* Problem details *
Return the lines where the word "this" occurs.
━━━━━ Dataset excerpts ━━━━━
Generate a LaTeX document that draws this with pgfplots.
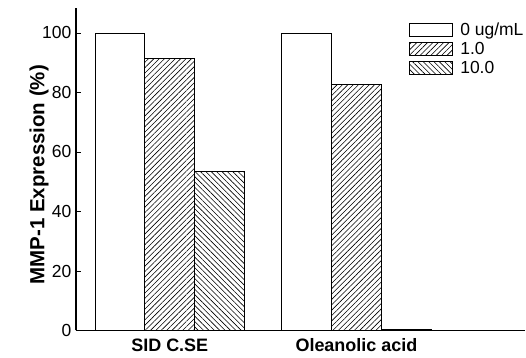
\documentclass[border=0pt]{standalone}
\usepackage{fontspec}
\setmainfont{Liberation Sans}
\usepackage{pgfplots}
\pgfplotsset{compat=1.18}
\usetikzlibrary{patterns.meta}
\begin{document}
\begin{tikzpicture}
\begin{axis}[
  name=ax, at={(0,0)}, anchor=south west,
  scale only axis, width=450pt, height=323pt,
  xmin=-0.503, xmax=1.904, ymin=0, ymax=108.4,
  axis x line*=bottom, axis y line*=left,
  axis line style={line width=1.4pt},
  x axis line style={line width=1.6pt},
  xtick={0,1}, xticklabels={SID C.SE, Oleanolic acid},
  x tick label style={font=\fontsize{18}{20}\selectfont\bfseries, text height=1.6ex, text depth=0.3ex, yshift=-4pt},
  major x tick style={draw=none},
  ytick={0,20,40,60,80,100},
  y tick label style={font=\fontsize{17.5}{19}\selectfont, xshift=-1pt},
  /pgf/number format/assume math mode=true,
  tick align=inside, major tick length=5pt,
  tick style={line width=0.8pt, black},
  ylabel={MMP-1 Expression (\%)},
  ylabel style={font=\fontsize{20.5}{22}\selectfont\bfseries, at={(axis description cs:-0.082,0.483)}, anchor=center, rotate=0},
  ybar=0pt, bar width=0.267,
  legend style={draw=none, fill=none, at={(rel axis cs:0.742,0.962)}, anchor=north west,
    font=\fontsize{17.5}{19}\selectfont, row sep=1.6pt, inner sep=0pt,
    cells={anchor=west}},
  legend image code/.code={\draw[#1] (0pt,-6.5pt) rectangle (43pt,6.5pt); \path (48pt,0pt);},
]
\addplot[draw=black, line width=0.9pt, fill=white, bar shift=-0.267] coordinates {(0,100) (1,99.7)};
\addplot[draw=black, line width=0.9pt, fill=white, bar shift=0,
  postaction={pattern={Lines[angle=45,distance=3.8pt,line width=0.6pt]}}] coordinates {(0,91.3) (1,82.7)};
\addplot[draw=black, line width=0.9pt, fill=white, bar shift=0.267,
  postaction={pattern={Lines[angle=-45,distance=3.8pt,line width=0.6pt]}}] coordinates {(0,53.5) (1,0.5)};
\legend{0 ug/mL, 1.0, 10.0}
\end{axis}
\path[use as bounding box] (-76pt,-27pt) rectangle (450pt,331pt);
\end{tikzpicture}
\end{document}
━━━━━
━━━━━ Dataset excerpts ━━━━━
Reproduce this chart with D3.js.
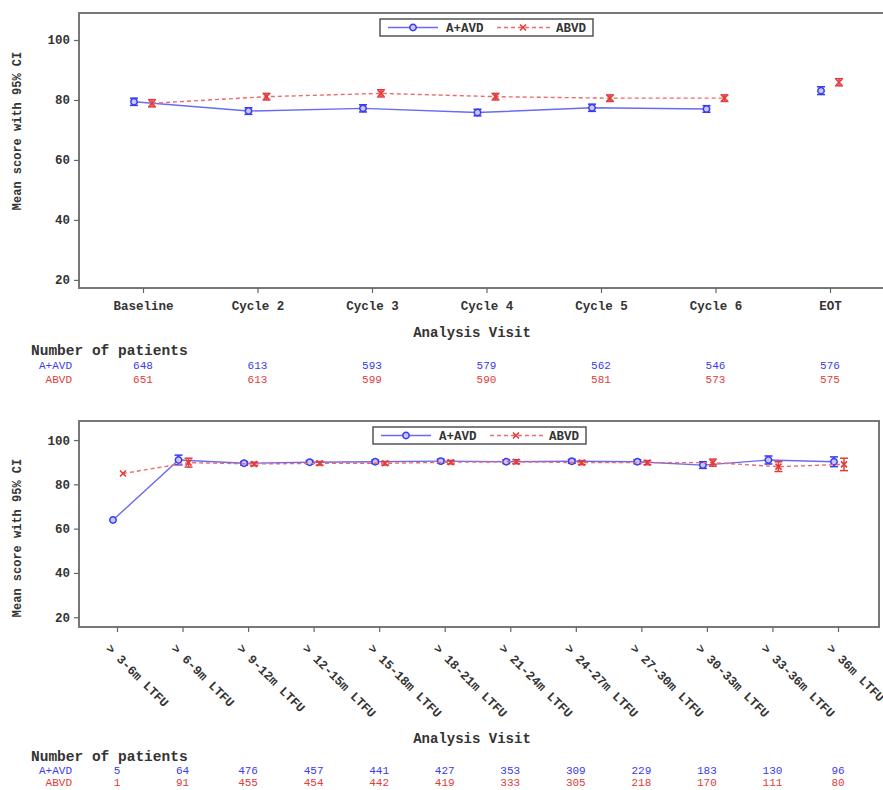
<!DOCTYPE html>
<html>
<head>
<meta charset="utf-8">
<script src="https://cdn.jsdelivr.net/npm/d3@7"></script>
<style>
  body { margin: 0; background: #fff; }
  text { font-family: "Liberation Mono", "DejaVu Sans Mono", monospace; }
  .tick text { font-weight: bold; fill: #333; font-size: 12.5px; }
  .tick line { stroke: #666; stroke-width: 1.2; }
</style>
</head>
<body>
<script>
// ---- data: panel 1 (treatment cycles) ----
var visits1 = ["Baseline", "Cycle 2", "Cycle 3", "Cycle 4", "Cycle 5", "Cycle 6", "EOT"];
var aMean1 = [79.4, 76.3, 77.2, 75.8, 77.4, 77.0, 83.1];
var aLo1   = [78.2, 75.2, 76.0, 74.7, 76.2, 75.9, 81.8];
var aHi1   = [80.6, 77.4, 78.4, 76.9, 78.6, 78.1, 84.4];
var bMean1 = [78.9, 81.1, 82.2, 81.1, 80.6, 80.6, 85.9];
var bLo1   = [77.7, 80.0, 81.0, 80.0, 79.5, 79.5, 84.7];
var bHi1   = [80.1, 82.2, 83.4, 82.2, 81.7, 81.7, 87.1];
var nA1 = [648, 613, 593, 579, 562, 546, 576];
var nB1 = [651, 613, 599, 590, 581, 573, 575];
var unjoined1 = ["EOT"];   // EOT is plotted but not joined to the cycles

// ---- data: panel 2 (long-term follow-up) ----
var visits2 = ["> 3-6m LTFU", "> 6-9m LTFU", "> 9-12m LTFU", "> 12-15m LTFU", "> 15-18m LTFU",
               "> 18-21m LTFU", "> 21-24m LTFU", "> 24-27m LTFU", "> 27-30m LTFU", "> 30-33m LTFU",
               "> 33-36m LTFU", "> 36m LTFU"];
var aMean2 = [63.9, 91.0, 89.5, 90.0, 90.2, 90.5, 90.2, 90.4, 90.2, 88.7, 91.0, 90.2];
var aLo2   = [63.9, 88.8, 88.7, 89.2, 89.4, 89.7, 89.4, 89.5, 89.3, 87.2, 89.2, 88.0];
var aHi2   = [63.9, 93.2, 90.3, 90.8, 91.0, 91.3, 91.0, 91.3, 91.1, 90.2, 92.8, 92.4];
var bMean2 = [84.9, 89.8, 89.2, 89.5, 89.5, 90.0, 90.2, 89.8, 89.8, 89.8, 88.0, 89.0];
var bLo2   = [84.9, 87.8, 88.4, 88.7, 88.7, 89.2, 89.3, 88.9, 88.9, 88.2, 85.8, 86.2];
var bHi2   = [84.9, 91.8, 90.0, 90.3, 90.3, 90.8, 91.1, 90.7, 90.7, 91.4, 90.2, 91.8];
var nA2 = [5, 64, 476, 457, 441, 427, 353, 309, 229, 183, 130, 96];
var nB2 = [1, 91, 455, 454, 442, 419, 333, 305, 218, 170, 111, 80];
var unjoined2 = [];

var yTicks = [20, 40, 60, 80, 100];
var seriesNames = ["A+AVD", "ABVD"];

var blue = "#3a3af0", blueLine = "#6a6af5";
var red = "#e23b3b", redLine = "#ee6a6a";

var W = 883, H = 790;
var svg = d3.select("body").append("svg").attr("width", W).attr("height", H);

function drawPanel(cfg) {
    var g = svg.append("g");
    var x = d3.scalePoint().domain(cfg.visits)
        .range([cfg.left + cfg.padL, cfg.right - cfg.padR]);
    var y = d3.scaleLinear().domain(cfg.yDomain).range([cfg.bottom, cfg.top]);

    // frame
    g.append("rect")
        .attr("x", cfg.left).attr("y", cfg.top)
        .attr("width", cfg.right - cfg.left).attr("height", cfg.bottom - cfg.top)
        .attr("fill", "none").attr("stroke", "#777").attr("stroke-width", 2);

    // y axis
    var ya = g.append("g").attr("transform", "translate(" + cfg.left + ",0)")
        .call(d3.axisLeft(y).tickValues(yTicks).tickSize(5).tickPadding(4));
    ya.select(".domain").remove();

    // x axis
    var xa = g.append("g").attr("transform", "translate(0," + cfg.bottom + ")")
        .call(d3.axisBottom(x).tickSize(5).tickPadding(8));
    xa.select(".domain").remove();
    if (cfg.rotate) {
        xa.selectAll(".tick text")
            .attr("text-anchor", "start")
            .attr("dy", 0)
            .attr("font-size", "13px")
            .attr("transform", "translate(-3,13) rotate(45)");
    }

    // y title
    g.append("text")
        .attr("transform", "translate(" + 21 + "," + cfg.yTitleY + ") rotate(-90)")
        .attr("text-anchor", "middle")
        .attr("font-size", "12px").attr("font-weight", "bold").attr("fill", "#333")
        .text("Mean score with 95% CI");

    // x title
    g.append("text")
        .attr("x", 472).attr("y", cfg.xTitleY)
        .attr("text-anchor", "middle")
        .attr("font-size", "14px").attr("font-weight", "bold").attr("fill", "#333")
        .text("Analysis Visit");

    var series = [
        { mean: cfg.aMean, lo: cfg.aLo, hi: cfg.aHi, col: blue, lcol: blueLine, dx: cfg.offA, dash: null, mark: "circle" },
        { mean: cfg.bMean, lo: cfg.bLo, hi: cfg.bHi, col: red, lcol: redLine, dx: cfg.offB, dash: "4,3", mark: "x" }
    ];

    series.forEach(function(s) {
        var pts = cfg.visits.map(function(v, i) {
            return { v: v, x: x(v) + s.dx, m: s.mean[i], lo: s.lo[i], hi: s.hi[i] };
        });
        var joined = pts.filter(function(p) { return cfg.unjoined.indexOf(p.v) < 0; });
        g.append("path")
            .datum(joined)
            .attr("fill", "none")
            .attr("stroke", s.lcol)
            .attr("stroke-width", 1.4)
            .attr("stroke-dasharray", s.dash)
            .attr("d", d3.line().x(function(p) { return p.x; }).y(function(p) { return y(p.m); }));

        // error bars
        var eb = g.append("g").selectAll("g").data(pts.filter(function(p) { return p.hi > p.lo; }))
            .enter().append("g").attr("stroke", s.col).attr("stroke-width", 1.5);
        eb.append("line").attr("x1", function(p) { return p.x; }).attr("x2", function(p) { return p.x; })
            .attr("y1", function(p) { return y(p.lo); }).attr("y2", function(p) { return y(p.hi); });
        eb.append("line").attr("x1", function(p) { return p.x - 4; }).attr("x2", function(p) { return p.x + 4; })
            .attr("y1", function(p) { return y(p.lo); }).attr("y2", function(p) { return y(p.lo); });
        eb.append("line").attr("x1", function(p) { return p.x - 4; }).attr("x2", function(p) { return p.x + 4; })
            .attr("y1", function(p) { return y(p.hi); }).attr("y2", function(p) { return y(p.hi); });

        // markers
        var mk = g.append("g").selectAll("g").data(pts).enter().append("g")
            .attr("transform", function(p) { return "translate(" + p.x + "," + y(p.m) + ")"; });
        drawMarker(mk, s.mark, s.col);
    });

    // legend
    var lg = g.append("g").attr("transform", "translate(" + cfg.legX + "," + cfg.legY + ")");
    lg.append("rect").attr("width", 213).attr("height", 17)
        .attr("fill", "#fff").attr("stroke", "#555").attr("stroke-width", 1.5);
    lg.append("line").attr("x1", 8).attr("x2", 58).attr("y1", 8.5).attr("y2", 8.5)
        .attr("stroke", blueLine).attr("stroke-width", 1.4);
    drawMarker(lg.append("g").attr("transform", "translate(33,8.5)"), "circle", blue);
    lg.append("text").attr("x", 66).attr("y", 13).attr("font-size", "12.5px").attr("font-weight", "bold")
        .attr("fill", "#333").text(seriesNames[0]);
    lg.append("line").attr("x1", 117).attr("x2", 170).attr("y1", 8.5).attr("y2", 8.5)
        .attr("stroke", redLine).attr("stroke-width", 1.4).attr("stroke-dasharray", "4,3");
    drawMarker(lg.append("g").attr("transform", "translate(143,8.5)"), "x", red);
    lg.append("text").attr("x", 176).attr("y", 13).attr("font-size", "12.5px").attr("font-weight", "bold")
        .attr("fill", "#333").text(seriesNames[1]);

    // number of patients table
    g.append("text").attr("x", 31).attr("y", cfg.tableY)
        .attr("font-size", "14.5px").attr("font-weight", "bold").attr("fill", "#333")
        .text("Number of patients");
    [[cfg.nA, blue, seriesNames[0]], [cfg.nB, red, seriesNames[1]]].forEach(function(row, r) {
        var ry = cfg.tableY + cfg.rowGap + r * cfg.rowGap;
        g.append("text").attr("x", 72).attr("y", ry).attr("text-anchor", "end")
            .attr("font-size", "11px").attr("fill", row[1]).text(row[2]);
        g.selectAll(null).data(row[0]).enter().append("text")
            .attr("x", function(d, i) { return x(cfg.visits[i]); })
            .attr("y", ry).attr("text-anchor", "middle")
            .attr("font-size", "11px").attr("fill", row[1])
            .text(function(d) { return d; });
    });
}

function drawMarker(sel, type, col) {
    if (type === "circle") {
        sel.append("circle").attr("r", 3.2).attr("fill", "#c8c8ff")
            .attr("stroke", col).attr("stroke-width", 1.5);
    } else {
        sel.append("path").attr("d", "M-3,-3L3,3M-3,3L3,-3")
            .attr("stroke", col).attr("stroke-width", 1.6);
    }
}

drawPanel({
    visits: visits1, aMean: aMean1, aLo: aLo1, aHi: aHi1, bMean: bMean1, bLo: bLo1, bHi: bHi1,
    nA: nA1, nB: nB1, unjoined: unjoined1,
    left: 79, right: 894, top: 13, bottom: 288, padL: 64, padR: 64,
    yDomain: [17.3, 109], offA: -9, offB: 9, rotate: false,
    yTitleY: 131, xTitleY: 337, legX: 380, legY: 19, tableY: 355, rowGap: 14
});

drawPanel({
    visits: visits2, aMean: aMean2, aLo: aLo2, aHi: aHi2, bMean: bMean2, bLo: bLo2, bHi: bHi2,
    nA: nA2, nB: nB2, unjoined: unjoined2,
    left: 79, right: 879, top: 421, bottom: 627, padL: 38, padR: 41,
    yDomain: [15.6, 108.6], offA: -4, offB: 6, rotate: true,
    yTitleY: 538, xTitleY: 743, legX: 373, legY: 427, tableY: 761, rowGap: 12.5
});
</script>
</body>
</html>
━━━━━
* Solved exercise *
Generate a LaTeX document that draws this with pgfplots.
Reproduce this chart with D3.js.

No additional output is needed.